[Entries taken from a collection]
* * * *

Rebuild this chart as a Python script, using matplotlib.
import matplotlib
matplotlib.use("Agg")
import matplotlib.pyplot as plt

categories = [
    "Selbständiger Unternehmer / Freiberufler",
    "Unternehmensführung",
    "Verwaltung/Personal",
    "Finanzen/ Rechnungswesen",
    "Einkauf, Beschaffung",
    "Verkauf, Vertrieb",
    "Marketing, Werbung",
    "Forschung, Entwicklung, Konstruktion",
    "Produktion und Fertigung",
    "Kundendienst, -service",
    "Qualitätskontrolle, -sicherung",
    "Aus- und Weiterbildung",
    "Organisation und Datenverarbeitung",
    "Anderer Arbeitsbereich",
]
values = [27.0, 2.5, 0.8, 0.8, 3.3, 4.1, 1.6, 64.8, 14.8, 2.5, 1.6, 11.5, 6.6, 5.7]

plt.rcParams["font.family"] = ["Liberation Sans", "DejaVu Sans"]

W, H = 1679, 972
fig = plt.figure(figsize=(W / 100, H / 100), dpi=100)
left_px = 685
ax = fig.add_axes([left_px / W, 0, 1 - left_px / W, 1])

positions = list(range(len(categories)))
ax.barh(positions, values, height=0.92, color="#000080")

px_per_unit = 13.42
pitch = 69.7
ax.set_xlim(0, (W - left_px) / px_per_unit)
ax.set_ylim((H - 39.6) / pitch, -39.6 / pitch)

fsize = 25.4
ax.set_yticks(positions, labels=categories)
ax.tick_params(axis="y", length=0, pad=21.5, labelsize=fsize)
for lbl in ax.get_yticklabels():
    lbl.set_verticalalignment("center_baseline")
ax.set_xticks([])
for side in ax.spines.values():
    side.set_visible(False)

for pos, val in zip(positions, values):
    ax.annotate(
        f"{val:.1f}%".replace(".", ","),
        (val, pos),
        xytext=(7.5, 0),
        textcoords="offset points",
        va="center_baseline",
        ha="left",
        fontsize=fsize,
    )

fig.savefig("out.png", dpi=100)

* * * *

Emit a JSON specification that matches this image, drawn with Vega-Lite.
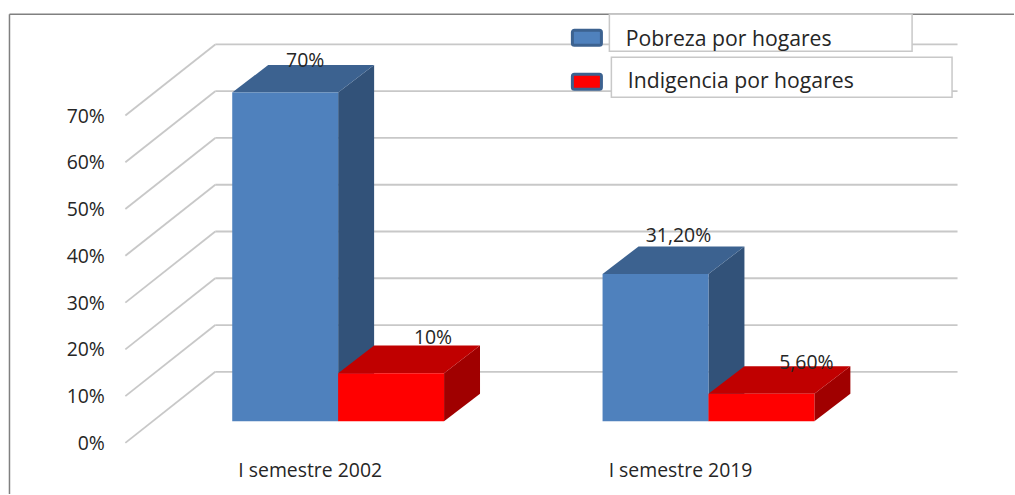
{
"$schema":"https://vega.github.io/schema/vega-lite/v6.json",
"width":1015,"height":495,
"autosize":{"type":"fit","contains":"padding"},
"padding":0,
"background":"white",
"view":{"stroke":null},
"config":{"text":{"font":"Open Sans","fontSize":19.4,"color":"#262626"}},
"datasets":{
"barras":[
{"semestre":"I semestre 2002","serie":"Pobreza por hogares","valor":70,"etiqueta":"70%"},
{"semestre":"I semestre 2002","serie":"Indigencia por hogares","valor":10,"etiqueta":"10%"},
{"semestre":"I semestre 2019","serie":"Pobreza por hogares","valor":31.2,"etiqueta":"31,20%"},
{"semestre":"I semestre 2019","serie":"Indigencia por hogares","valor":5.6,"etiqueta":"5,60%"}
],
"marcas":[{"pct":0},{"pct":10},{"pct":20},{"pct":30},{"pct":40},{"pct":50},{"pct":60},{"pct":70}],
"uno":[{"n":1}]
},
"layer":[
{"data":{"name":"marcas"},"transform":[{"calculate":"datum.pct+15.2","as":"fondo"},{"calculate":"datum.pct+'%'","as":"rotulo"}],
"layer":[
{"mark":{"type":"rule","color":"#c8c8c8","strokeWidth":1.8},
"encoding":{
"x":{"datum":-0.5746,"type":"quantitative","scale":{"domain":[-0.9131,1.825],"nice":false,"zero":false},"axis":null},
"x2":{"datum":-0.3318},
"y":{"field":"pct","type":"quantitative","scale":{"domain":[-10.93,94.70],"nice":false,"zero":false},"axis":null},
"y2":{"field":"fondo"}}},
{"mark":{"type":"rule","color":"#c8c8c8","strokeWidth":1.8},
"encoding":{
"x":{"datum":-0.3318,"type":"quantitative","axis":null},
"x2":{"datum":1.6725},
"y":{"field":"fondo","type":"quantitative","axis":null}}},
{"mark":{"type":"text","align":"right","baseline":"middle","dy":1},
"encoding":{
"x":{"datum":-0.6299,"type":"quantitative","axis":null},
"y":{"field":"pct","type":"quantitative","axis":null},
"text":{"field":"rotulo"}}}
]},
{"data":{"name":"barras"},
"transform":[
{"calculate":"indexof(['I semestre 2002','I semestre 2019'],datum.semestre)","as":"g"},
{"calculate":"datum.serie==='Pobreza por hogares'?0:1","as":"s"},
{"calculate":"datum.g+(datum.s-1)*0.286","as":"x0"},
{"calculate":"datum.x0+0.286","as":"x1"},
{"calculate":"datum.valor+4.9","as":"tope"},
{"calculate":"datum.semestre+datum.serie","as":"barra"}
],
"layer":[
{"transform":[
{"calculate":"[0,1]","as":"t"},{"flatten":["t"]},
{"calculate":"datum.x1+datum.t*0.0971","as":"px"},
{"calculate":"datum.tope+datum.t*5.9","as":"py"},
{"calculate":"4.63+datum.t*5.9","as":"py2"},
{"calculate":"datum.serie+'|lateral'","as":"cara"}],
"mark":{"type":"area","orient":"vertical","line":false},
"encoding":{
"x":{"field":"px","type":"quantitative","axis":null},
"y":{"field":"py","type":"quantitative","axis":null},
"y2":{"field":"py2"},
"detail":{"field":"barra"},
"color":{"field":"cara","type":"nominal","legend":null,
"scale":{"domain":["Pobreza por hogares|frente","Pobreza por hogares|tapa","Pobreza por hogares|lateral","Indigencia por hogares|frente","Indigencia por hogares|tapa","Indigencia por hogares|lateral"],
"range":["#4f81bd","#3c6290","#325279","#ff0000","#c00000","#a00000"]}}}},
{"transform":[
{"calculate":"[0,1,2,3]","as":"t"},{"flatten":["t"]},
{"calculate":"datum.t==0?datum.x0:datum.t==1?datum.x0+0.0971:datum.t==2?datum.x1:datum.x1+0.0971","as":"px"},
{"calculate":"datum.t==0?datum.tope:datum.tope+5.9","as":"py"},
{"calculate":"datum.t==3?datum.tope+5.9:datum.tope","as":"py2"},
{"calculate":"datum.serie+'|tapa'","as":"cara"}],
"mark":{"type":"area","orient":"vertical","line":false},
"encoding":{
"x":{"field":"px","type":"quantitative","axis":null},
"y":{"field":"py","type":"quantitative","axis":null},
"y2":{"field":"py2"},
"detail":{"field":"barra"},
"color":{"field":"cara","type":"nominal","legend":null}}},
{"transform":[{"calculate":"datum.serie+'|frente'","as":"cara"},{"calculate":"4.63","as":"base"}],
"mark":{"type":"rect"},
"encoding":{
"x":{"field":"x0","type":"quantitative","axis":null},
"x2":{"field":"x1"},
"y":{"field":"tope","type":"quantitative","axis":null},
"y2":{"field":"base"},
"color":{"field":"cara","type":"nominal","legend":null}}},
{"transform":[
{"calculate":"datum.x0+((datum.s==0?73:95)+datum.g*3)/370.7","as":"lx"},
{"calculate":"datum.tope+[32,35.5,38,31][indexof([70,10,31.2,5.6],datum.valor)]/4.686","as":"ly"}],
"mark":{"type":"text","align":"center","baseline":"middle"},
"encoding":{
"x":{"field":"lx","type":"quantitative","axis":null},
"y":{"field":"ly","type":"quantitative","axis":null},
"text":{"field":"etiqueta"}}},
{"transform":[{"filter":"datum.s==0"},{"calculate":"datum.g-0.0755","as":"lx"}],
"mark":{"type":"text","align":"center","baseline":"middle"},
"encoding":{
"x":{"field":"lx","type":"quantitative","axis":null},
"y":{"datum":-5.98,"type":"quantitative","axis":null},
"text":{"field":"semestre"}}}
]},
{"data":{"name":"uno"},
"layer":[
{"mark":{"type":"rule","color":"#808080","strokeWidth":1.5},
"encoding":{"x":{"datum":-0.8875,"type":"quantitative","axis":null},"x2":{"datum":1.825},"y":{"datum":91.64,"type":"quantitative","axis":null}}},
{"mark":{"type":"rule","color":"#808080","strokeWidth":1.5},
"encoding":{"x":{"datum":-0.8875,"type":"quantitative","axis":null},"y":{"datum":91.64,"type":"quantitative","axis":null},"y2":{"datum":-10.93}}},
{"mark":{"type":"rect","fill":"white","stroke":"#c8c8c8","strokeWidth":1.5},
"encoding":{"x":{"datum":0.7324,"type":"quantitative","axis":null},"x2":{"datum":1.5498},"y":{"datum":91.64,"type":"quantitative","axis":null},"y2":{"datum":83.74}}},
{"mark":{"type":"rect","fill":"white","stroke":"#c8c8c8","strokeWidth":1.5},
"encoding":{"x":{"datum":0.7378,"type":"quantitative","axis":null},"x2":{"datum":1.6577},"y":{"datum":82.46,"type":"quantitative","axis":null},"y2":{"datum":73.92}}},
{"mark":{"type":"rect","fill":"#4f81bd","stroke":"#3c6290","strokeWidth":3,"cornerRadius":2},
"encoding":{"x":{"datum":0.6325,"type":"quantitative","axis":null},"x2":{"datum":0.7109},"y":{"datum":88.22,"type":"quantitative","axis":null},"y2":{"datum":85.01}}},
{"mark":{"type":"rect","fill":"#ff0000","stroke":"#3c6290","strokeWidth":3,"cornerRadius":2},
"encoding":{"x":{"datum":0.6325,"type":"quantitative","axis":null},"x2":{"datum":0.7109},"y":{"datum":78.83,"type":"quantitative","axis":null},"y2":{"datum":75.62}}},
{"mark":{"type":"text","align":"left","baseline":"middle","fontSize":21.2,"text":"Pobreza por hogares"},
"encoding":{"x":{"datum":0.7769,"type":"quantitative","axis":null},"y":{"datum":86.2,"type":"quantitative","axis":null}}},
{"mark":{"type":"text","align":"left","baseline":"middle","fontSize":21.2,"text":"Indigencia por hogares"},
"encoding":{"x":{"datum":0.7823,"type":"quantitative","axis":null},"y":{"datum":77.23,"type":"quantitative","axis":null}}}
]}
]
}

* * * *

## [WHAT IS EXPECTED]
Extract the span of lines that starts with the line containing "Rebuild this chart" and ends with the line containing "import matplotlib.pyplot as plt". Keep it exact and add nothing.

## [SOLUTION TO THIS TASK]
Rebuild this chart as a Python script, using matplotlib.
import matplotlib
matplotlib.use("Agg")
import matplotlib.pyplot as plt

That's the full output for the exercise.